Canon Europe, world-leader in imaging solutions, has announced a range of new medical imaging technologies at Canon EXPO Paris 2010, aimed at improving the workflow and efficiency of medical diagnosis whilst also maximising patient comfort.
The new technologies announced include:
- High Sensitivity and High Frame Rate Dynamic X-Ray Imaging, the first fully integrated digital radiography system available from Canon for healthcare professionals and the first to be equipped with Canon’s newly developed X-ray Flat Panel Detector, the CSX.
- Fully integrated digital radiography systems are essential imaging tools for surgeons in the operating theatre; used for a variety of orthopaedic and trauma surgery as well as vascular and non-vascular treatment.
- Cross media imaging, capturing high quality images of the retina to generate an exact 3D representation using two Canon's XEED WUX -10 MII Medical projectors
- The lightweight Canon CR-2 non-mydriatic digital retinal camera, which incorporates Canon EOS digital SLR technology. The CR-2 supports the early detection of glaucoma and other ocular disorders, as well as conditions such as hypertension and diabetes.
New Medical Solutions Developments
- Cross reference Information Sharing system under XDS-I, that links medical information and output equipment to establish an information -sharing platform to help healthcare professionals in different locations to make diagnostic decisions quickly.
- This system supports team medical care from a variety of locations, by combining Canon's imaging and document processing solutions.
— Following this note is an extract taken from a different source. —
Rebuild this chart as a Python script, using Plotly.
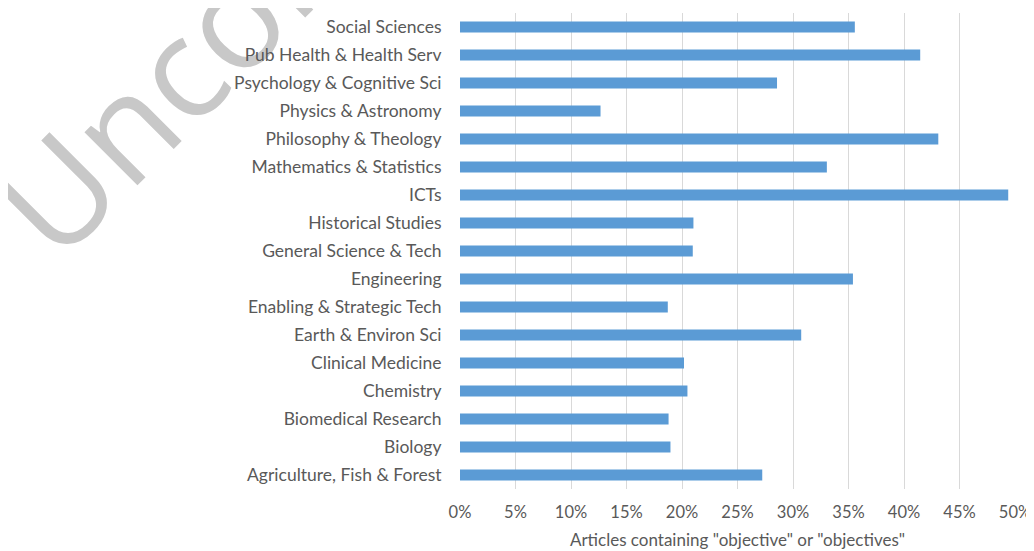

Canon sees investment in the medical systems business as a key element of its growth strategy for the next five years and is continuing its advances by demonstrating its future medical system, a Photoacoustic Diagnosis device, which would be used for looking inside the human body by using optics technology and ultrasound technology. Canon is also aiming to provide assistance in the early detection of breast cancer and related malignancy diagnoses in its development of photoacoustic imaging technologies. This new image diagnosis device is radiation-free and non-invasive.